> [Objective] For the copy, please give all of the data again exactly and leave the pictures out.

-- Start Information supplied --

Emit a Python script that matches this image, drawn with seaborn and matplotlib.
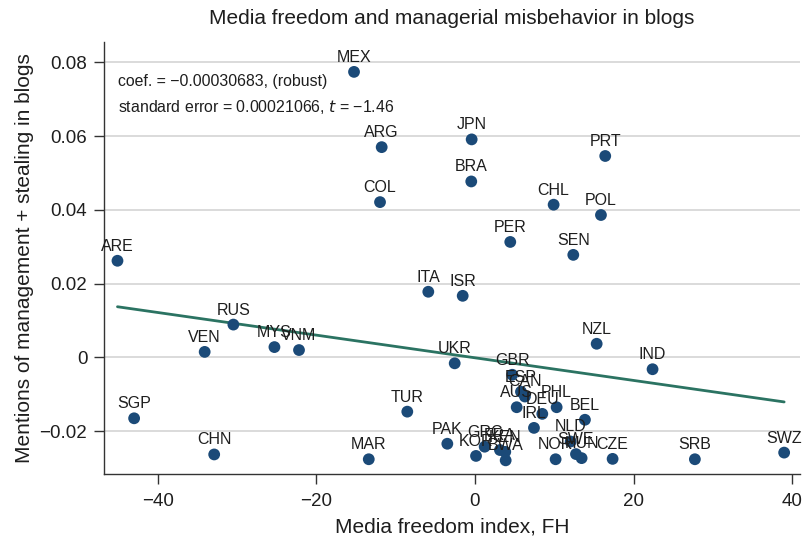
import numpy as np
import pandas as pd
import matplotlib
matplotlib.use("Agg")
import matplotlib.pyplot as plt
import seaborn as sns

# Country codes, media freedom index (FH) and share of blog mentions
countries = ["MEX", "ARG", "JPN", "BRA", "PRT", "COL", "CHL", "POL", "PER", "SEN",
             "ARE", "ITA", "ISR", "RUS", "VEN", "MYS", "VNM", "NZL", "IND", "UKR",
             "GBR", "ESP", "CAN", "AUS", "DEU", "PHL", "IRL", "BEL", "NLD", "SWE",
             "HUN", "NOR", "CZE", "SRB", "SWZ", "SGP", "TUR", "CHN", "MAR", "PAK",
             "KOR", "GRC", "FRA", "KEN", "BWA"]
media_freedom = [-15.26, -11.77, -0.42, -0.47, 16.43, -11.98, 9.92, 15.89, 4.45, 12.40,
                 -45.1, -5.89, -1.55, -30.48, -34.1, -25.3, -22.2, 15.35, 22.4, -2.56,
                 4.7, 5.8, 6.3, 5.26, 8.49, 10.3, 7.44, 13.87, 12.07, 12.74,
                 13.45, 10.17, 17.36, 27.74, 39.0, -43.0, -8.54, -32.9, -13.4, -3.49,
                 0.13, 1.22, 3.15, 3.82, 3.87]
mentions = [0.0774, 0.0570, 0.0591, 0.0477, 0.0546, 0.0421, 0.0414, 0.0386, 0.0313, 0.0278,
            0.0262, 0.0178, 0.0167, 0.0089, 0.0015, 0.0028, 0.0020, 0.0037, -0.0032, -0.0016,
            -0.0047, -0.0093, -0.0106, -0.0135, -0.0153, -0.0135, -0.0191, -0.0169, -0.0228, -0.0262,
            -0.0273, -0.0276, -0.0275, -0.0276, -0.0258, -0.0165, -0.0147, -0.0263, -0.0276, -0.0234,
            -0.0267, -0.0242, -0.0251, -0.0256, -0.0279]

# Robust regression estimates
coef = -0.00030683
std_err = 0.00021066
t_stat = -1.46
intercept = -0.0001

x_ticks = [-40, -20, 0, 20, 40]
x_tick_labels = ["\u221240", "\u221220", "0", "20", "40"]
y_ticks = [-0.02, 0, 0.02, 0.04, 0.06, 0.08]
y_tick_labels = ["\u22120.02", "0", "0.02", "0.04", "0.06", "0.08"]

df = pd.DataFrame({"country": countries, "fh": media_freedom, "mentions": mentions})
x_fit = np.array([df["fh"].min(), df["fh"].max()])
fit = pd.DataFrame({"fh": x_fit, "mentions": intercept + coef * x_fit})

sns.set_theme(style="white")
plt.rcParams["font.family"] = ["Liberation Sans", "DejaVu Sans"]

point_color = "#1b4a78"
line_color = "#2b7362"
text_color = "#1e1e1e"

fig = plt.figure(figsize=(8.04, 5.39), dpi=100)
ax = fig.add_axes([104 / 804, 65 / 539, 696 / 804, 432 / 539])

ax.set_xlim(-46.8, 41.0)
ax.set_ylim(-0.0316, 0.0855)

for yv in y_ticks:
    ax.axhline(yv, color="#d4d4d4", lw=1.2, zorder=0)

sns.lineplot(data=fit, x="fh", y="mentions", ax=ax, color=line_color, lw=2.0, zorder=2)
sns.scatterplot(data=df, x="fh", y="mentions", ax=ax, color=point_color, s=72,
                edgecolor="none", zorder=3)

for _, row in df.iterrows():
    ax.annotate(row["country"], (row["fh"], row["mentions"]), xytext=(0, 10.5),
                textcoords="offset points", ha="center", va="center",
                fontsize=11.5, color=text_color, zorder=4)

ax.text(0.02, 0.908, f"coef. = \u2212{abs(coef):.8f}, (robust)", transform=ax.transAxes,
        fontsize=11.4, color=text_color, va="center", ha="left")
ax.text(0.02, 0.849, f"standard error = {std_err:.8f}, $t$ = \u2212{abs(t_stat):.2f}",
        transform=ax.transAxes, fontsize=11.4, color=text_color, va="center", ha="left")

ax.set_xticks(x_ticks)
ax.set_xticklabels(x_tick_labels)
ax.set_yticks(y_ticks)
ax.set_yticklabels(y_tick_labels)
ax.tick_params(axis="both", direction="out", length=7, width=1, color="#333333",
               labelsize=13.5, labelcolor=text_color, bottom=True, left=True)
ax.tick_params(axis="x", pad=7)
ax.tick_params(axis="y", pad=5)

for side in ["top", "right"]:
    ax.spines[side].set_visible(False)
for side in ["left", "bottom"]:
    ax.spines[side].set_color("#333333")
    ax.spines[side].set_linewidth(1)

ax.set_xlabel("Media freedom index, FH", fontsize=15, color=text_color, labelpad=5)
ax.set_ylabel("Mentions of management + stealing in blogs", fontsize=15, color=text_color,
              labelpad=4)
ax.set_title("Media freedom and managerial misbehavior in blogs", fontsize=15,
             color=text_color, pad=13)

fig.savefig("out.png", dpi=100)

-- End Information supplied --

> [Exercise result]
Emit a Python script that matches this image, drawn with seaborn and matplotlib.
import numpy as np
import pandas as pd
import matplotlib
matplotlib.use("Agg")
import matplotlib.pyplot as plt
import seaborn as sns

# Country codes, media freedom index (FH) and share of blog mentions
countries = ["MEX", "ARG", "JPN", "BRA", "PRT", "COL", "CHL", "POL", "PER", "SEN",
             "ARE", "ITA", "ISR", "RUS", "VEN", "MYS", "VNM", "NZL", "IND", "UKR",
             "GBR", "ESP", "CAN", "AUS", "DEU", "PHL", "IRL", "BEL", "NLD", "SWE",
             "HUN", "NOR", "CZE", "SRB", "SWZ", "SGP", "TUR", "CHN", "MAR", "PAK",
             "KOR", "GRC", "FRA", "KEN", "BWA"]
media_freedom = [-15.26, -11.77, -0.42, -0.47, 16.43, -11.98, 9.92, 15.89, 4.45, 12.40,
                 -45.1, -5.89, -1.55, -30.48, -34.1, -25.3, -22.2, 15.35, 22.4, -2.56,
                 4.7, 5.8, 6.3, 5.26, 8.49, 10.3, 7.44, 13.87, 12.07, 12.74,
                 13.45, 10.17, 17.36, 27.74, 39.0, -43.0, -8.54, -32.9, -13.4, -3.49,
                 0.13, 1.22, 3.15, 3.82, 3.87]
mentions = [0.0774, 0.0570, 0.0591, 0.0477, 0.0546, 0.0421, 0.0414, 0.0386, 0.0313, 0.0278,
            0.0262, 0.0178, 0.0167, 0.0089, 0.0015, 0.0028, 0.0020, 0.0037, -0.0032, -0.0016,
            -0.0047, -0.0093, -0.0106, -0.0135, -0.0153, -0.0135, -0.0191, -0.0169, -0.0228, -0.0262,
            -0.0273, -0.0276, -0.0275, -0.0276, -0.0258, -0.0165, -0.0147, -0.0263, -0.0276, -0.0234,
            -0.0267, -0.0242, -0.0251, -0.0256, -0.0279]

# Robust regression estimates
coef = -0.00030683
std_err = 0.00021066
t_stat = -1.46
intercept = -0.0001

x_ticks = [-40, -20, 0, 20, 40]
x_tick_labels = ["\u221240", "\u221220", "0", "20", "40"]
y_ticks = [-0.02, 0, 0.02, 0.04, 0.06, 0.08]
y_tick_labels = ["\u22120.02", "0", "0.02", "0.04", "0.06", "0.08"]

df = pd.DataFrame({"country": countries, "fh": media_freedom, "mentions": mentions})
x_fit = np.array([df["fh"].min(), df["fh"].max()])
fit = pd.DataFrame({"fh": x_fit, "mentions": intercept + coef * x_fit})

sns.set_theme(style="white")
plt.rcParams["font.family"] = ["Liberation Sans", "DejaVu Sans"]

point_color = "#1b4a78"
line_color = "#2b7362"
text_color = "#1e1e1e"

fig = plt.figure(figsize=(8.04, 5.39), dpi=100)
ax = fig.add_axes([104 / 804, 65 / 539, 696 / 804, 432 / 539])

ax.set_xlim(-46.8, 41.0)
ax.set_ylim(-0.0316, 0.0855)

for yv in y_ticks:
    ax.axhline(yv, color="#d4d4d4", lw=1.2, zorder=0)

sns.lineplot(data=fit, x="fh", y="mentions", ax=ax, color=line_color, lw=2.0, zorder=2)
sns.scatterplot(data=df, x="fh", y="mentions", ax=ax, color=point_color, s=72,
                edgecolor="none", zorder=3)

for _, row in df.iterrows():
    ax.annotate(row["country"], (row["fh"], row["mentions"]), xytext=(0, 10.5),
                textcoords="offset points", ha="center", va="center",
                fontsize=11.5, color=text_color, zorder=4)

ax.text(0.02, 0.908, f"coef. = \u2212{abs(coef):.8f}, (robust)", transform=ax.transAxes,
        fontsize=11.4, color=text_color, va="center", ha="left")
ax.text(0.02, 0.849, f"standard error = {std_err:.8f}, $t$ = \u2212{abs(t_stat):.2f}",
        transform=ax.transAxes, fontsize=11.4, color=text_color, va="center", ha="left")

ax.set_xticks(x_ticks)
ax.set_xticklabels(x_tick_labels)
ax.set_yticks(y_ticks)
ax.set_yticklabels(y_tick_labels)
ax.tick_params(axis="both", direction="out", length=7, width=1, color="#333333",
               labelsize=13.5, labelcolor=text_color, bottom=True, left=True)
ax.tick_params(axis="x", pad=7)
ax.tick_params(axis="y", pad=5)

for side in ["top", "right"]:
    ax.spines[side].set_visible(False)
for side in ["left", "bottom"]:
    ax.spines[side].set_color("#333333")
    ax.spines[side].set_linewidth(1)

ax.set_xlabel("Media freedom index, FH", fontsize=15, color=text_color, labelpad=5)
ax.set_ylabel("Mentions of management + stealing in blogs", fontsize=15, color=text_color,
              labelpad=4)
ax.set_title("Media freedom and managerial misbehavior in blogs", fontsize=15,
             color=text_color, pad=13)

fig.savefig("out.png", dpi=100)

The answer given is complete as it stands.